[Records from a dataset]
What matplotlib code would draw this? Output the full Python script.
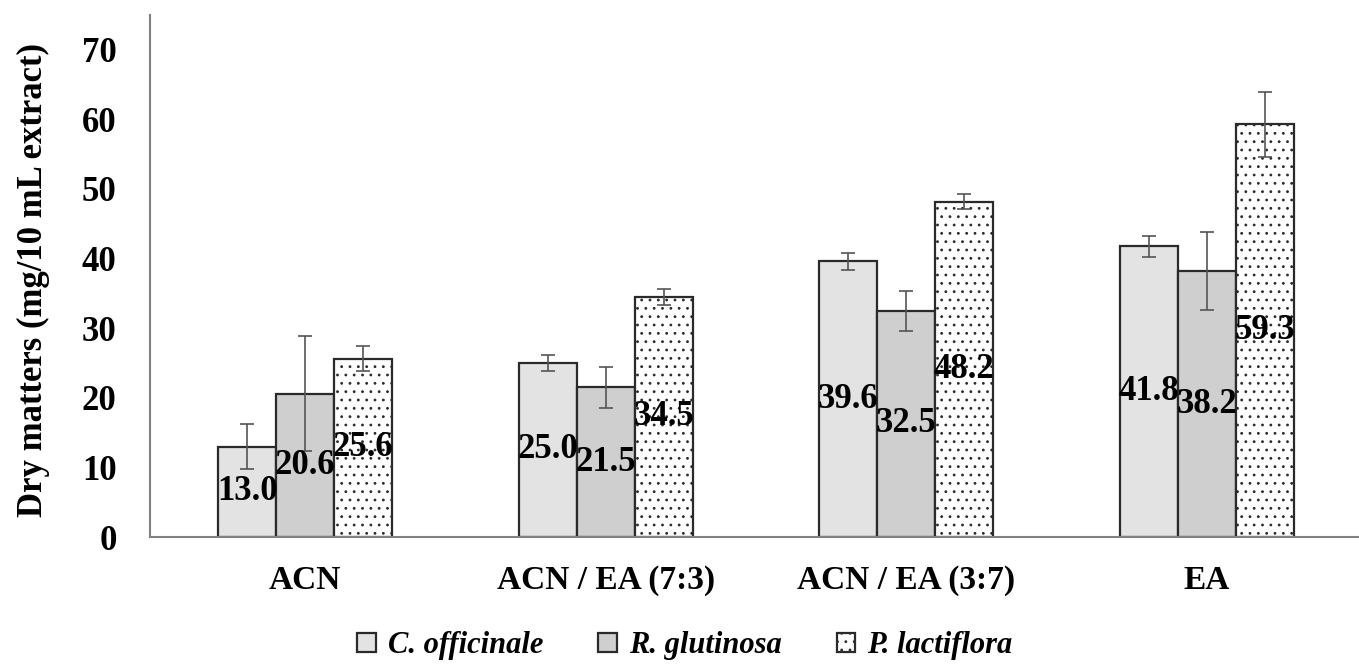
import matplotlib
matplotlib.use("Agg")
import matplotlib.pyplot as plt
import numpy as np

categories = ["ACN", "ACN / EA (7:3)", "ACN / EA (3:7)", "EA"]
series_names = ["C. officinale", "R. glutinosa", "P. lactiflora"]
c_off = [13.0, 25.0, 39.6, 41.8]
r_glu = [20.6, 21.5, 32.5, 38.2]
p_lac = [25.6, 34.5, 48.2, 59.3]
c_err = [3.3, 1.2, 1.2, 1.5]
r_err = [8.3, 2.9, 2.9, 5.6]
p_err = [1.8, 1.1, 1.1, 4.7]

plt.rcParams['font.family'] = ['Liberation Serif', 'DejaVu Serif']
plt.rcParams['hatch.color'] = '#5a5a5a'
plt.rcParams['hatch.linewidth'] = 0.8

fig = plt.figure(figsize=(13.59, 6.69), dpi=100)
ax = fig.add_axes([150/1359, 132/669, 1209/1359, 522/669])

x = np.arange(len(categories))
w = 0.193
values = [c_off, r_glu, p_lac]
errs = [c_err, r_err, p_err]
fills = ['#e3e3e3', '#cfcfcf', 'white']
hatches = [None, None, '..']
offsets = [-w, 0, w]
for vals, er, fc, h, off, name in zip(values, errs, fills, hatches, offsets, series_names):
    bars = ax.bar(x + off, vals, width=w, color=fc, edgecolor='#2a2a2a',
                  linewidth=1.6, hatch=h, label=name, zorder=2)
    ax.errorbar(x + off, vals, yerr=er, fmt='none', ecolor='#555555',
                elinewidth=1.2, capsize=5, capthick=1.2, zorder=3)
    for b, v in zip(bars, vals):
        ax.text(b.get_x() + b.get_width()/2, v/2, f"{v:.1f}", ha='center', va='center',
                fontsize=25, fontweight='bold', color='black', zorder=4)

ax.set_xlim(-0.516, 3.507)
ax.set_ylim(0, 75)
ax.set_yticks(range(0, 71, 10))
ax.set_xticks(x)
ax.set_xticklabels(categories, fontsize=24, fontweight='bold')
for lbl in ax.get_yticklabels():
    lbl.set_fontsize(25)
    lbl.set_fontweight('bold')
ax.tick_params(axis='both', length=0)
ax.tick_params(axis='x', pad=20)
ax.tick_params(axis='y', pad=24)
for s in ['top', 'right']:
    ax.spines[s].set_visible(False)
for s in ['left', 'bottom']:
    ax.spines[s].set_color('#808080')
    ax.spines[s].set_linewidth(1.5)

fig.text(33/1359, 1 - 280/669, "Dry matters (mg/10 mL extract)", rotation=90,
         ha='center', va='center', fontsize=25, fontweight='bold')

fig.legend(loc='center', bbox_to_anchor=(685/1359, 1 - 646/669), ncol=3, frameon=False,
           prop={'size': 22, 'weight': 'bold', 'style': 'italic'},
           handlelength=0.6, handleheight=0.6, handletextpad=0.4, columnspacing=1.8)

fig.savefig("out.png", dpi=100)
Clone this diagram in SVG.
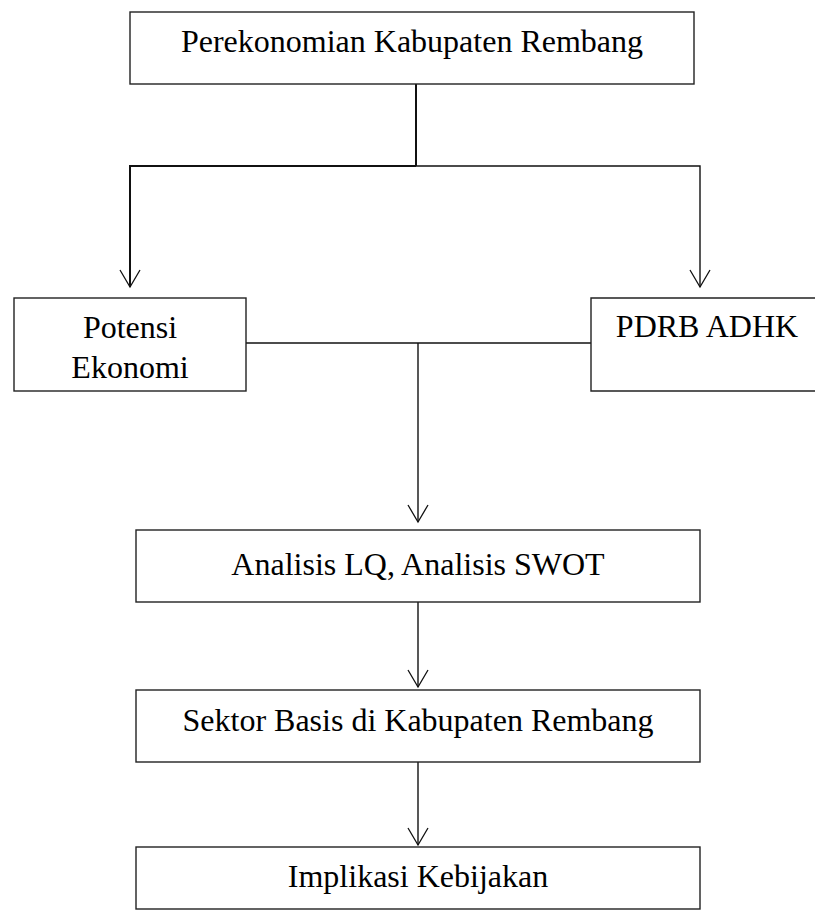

◆ WORK TO DO ◆
Give again, word for word, every line from the top of the data above to the line holding "import numpy as np", inclusive, with the pictures left out.

◆ EXERCISE SOLUTION ◆
What matplotlib code would draw this? Output the full Python script.
import matplotlib
matplotlib.use("Agg")
import matplotlib.pyplot as plt
import numpy as np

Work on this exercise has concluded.